BASE_URL="://example.com"

#-- CD into the project directory
cd "`dirname $0`/.."
if [ ! -d "cache" ]; then
  mkdir "cache"
fi
cd "cache"

for path in $PATHS; do
  for protocol in $PROTOCOLS; do
    base="${path//\//}"
    case "$protocol" in
      "http")
        cache_suffix="_off_cached.html"
        ;;
      "https")
        cache_suffix="_on_cached.html"
        ;;
    esac
    out_file="${base}${cache_suffix}"

    #-- Fetch the resource
    curl "${protocol}${BASE_URL}${path}" > "${out_file}"
    if [ 0 -ne $? ]; then
      #-- If the page did not download correctly, do not cache it
      rm "${out_file}"
    else 
      #-- Only contiune if the page actually loaded
      #echo "" >> "${out_file}"

      #-- If the resource is a sub directory create the alternative name for it
      #   This is so we can support /my_resource AND /my_resource/
      if [ -n "${base}" ]; then
        if [ ! -d "${base}" ]; then
          mkdir "${base}"
        fi
        cp "${out_file}" "${base}/${cache_suffix}"
      fi
    fi
  done
done

Step 2: Serve the cache files (to everyone but our curl script above):

Now that we have our cache files generated, all we have to do is server them.

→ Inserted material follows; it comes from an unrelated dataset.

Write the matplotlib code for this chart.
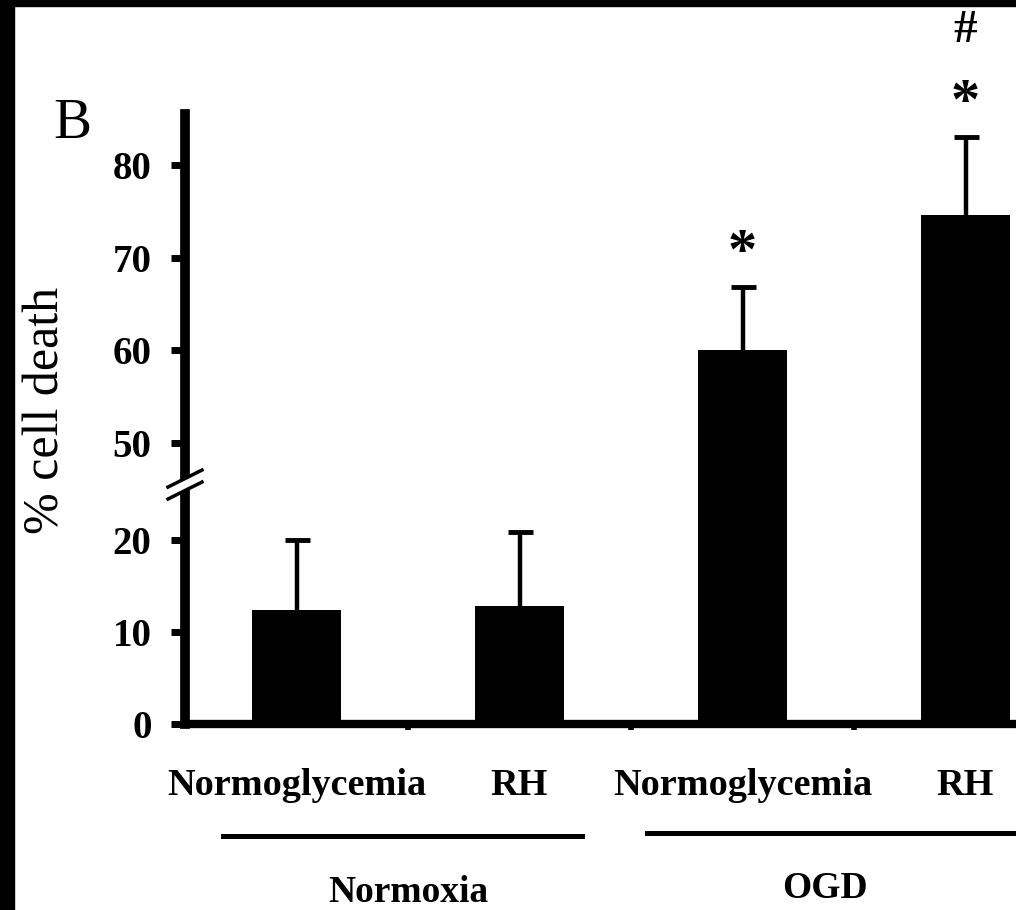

We do however want to let our cache generating script to always access the original source, and so we are only going to apply this rule if the current browser is currently not curl. If that’s the case, we check to make sure that the cache file exits, and if it does, we serve that instead of the actual, uncached resource.

.htaccess

#-- Serve cached files to non Curl user agents
RewriteCond %{HTTP_USER_AGENT} !^curl [NC]
RewriteCond %{DOCUMENT_ROOT}/cache/%{REQUEST_URI}_%{HTTPS}_cached.html -f
RewriteRule ^(.*)$ cache/$1_%{HTTPS}_cached.html [L]

Boom! Add our bin/gen_cache.sh file to run every minute in our cronttab and we’ve got a super cheap cache!

Note: This is only for unauthenticated pages, and there are much better ways to cache resource, like varnish, but for something that you can configure in minutes and only requiring curl, mod_rewrite, and cron, this is a decent start.